◆ **Dataset entries**:
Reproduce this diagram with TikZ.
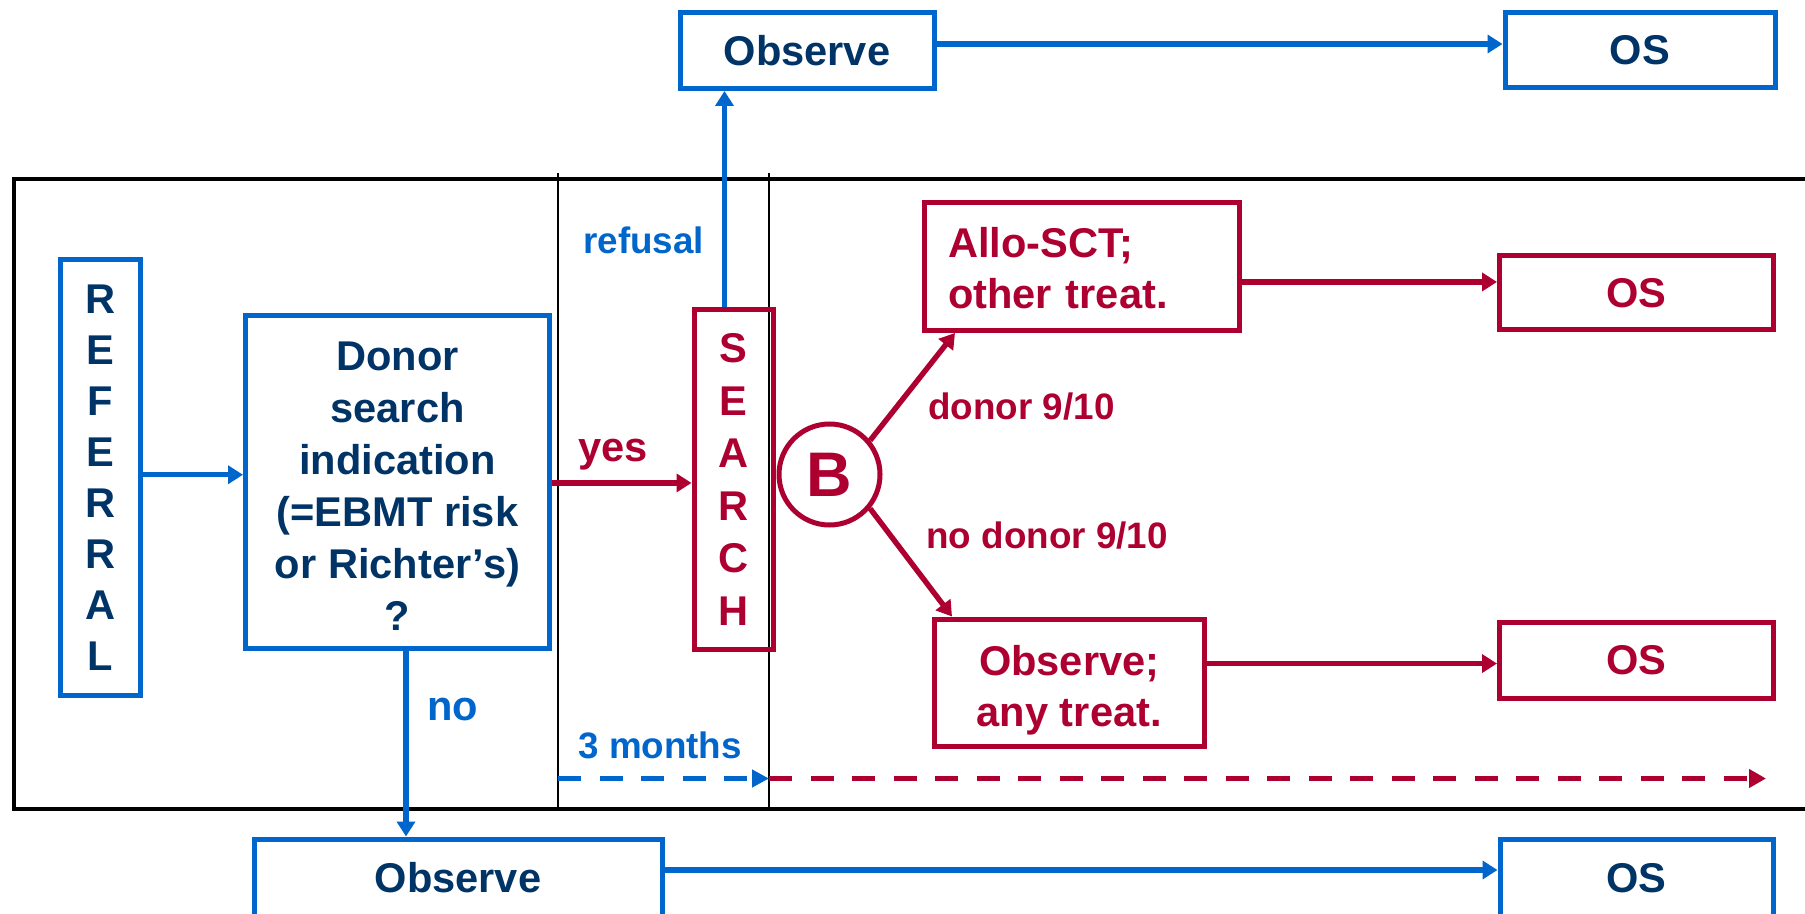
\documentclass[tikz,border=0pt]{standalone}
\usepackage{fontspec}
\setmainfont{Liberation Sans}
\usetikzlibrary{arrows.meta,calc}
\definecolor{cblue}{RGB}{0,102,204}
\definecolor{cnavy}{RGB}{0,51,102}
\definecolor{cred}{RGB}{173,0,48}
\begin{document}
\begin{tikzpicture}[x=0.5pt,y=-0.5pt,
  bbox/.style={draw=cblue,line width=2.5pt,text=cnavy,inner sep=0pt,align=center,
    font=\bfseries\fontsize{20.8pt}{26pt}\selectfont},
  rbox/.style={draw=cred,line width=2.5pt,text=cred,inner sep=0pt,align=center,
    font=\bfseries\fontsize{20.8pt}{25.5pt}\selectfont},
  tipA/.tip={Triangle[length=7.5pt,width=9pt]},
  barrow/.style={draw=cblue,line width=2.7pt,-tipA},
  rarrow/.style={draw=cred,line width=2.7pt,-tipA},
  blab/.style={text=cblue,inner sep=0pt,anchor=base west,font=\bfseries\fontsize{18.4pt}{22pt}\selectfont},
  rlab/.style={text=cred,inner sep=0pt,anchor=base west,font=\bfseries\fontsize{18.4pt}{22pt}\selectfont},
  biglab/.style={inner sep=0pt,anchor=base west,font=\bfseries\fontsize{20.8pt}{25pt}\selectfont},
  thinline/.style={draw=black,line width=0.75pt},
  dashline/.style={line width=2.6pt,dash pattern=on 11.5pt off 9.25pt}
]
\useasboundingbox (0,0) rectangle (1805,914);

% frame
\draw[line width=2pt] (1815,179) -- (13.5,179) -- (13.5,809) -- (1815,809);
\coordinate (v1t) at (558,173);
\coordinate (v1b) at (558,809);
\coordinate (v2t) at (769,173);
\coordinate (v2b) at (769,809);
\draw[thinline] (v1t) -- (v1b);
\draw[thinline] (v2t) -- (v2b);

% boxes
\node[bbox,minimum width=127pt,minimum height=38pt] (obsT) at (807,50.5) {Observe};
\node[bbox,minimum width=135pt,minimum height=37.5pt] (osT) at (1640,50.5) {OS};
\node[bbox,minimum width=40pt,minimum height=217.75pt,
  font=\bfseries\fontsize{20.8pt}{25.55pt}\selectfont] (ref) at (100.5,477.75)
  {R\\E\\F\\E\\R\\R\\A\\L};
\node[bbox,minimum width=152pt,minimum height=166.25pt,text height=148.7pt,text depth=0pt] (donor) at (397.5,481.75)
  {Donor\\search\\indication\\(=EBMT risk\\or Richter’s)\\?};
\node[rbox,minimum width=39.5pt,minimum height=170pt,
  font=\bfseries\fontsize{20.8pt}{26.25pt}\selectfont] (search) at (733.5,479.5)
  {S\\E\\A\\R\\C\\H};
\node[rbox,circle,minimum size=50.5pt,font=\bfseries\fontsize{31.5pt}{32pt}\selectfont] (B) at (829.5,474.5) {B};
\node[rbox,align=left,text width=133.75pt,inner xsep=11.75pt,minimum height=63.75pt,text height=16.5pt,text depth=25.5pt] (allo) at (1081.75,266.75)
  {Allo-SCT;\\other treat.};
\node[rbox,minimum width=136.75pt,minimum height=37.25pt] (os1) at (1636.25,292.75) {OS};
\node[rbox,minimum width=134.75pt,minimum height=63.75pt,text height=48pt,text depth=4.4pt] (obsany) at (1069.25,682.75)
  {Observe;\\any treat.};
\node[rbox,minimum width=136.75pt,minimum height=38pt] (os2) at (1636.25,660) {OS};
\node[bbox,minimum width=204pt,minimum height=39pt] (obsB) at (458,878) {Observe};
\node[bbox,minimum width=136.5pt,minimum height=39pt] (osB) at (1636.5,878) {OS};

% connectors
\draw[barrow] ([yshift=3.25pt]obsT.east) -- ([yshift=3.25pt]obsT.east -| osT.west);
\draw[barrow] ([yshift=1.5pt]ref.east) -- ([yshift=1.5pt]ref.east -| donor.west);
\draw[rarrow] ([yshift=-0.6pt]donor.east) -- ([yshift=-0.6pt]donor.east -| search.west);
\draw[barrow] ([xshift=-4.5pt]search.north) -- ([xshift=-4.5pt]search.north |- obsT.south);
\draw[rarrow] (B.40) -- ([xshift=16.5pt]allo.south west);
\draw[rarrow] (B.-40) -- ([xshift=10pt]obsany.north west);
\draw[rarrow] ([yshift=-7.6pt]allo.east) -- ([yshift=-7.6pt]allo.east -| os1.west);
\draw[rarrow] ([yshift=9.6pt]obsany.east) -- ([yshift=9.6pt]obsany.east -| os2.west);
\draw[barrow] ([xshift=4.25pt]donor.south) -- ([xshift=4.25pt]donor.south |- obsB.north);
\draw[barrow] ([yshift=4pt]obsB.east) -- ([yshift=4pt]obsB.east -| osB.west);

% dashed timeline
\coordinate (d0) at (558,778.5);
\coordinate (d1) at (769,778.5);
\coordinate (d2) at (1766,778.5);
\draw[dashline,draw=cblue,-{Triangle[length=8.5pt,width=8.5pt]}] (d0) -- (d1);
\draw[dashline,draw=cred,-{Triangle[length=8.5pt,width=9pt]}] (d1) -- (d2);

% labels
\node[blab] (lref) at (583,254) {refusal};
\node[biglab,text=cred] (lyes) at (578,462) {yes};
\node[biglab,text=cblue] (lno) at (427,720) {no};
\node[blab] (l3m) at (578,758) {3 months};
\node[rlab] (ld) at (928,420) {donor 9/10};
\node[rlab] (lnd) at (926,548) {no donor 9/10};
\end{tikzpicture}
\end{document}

--

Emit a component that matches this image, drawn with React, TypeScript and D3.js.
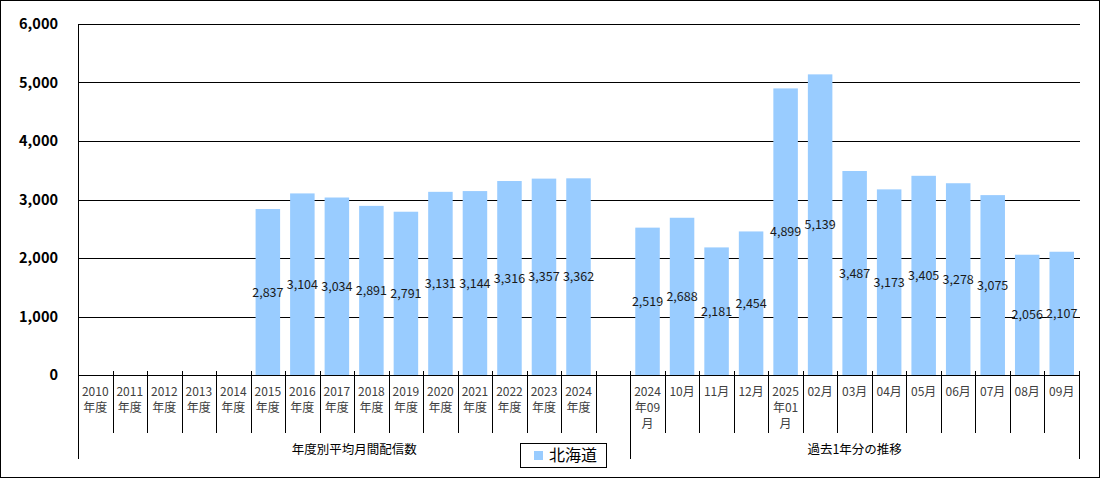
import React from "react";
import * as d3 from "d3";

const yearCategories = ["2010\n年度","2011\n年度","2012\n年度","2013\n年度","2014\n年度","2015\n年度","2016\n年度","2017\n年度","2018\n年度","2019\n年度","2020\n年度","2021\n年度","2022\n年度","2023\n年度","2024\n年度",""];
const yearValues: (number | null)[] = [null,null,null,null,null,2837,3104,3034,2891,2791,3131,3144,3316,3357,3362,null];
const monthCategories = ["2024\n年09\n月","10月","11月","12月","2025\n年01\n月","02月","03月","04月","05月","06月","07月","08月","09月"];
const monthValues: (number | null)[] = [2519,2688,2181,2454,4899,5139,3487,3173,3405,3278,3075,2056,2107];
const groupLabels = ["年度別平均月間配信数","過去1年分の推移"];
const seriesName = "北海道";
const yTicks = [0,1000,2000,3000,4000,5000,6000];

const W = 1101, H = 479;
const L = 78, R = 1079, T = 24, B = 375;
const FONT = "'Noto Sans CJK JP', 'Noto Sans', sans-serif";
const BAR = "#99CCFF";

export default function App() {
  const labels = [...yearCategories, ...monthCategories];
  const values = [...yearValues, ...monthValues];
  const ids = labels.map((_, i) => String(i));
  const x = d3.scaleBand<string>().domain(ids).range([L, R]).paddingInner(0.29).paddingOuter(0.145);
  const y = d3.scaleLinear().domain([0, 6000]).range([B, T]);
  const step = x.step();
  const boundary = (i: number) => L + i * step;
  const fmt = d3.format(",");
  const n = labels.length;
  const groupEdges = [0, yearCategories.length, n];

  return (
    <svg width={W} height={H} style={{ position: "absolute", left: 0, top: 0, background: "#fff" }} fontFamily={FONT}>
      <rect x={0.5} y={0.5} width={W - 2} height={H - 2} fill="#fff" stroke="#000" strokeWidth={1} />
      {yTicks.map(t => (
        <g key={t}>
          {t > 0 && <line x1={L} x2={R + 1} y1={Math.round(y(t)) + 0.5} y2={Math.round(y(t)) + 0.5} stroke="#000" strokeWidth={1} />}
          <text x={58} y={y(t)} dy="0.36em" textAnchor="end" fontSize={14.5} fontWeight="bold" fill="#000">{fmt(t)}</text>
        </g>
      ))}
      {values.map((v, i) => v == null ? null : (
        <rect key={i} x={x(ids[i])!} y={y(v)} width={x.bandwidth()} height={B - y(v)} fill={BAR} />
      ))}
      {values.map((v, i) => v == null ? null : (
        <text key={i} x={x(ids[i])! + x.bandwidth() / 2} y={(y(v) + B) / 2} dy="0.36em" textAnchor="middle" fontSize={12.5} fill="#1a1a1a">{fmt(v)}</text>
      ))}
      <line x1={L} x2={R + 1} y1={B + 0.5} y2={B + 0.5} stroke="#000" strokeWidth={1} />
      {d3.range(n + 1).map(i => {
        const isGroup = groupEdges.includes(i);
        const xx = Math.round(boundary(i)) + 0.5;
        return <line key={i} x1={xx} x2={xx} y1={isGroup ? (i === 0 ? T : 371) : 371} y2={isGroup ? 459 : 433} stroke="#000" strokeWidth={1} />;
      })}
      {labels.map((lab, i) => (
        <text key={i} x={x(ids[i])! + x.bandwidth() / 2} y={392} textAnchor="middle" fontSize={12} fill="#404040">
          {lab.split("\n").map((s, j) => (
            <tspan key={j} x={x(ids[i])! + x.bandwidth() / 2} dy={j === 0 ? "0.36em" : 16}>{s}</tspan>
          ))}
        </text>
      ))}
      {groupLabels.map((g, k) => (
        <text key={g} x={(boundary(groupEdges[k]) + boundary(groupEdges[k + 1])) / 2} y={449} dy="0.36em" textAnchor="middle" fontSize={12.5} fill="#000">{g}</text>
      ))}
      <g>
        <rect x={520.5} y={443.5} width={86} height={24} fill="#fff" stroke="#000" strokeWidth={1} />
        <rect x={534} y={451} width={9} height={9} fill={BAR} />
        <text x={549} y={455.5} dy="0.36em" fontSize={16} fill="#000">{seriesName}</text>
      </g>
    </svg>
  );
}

◆ **Problem description**: From the records above, copy exactly the lines starting at the one with "Emit a component" and ending at the one with "import * as", and no others. Pictures stay out.

◆ **Result for this exercise**:
Emit a component that matches this image, drawn with React, TypeScript and D3.js.
import React from "react";
import * as d3 from "d3";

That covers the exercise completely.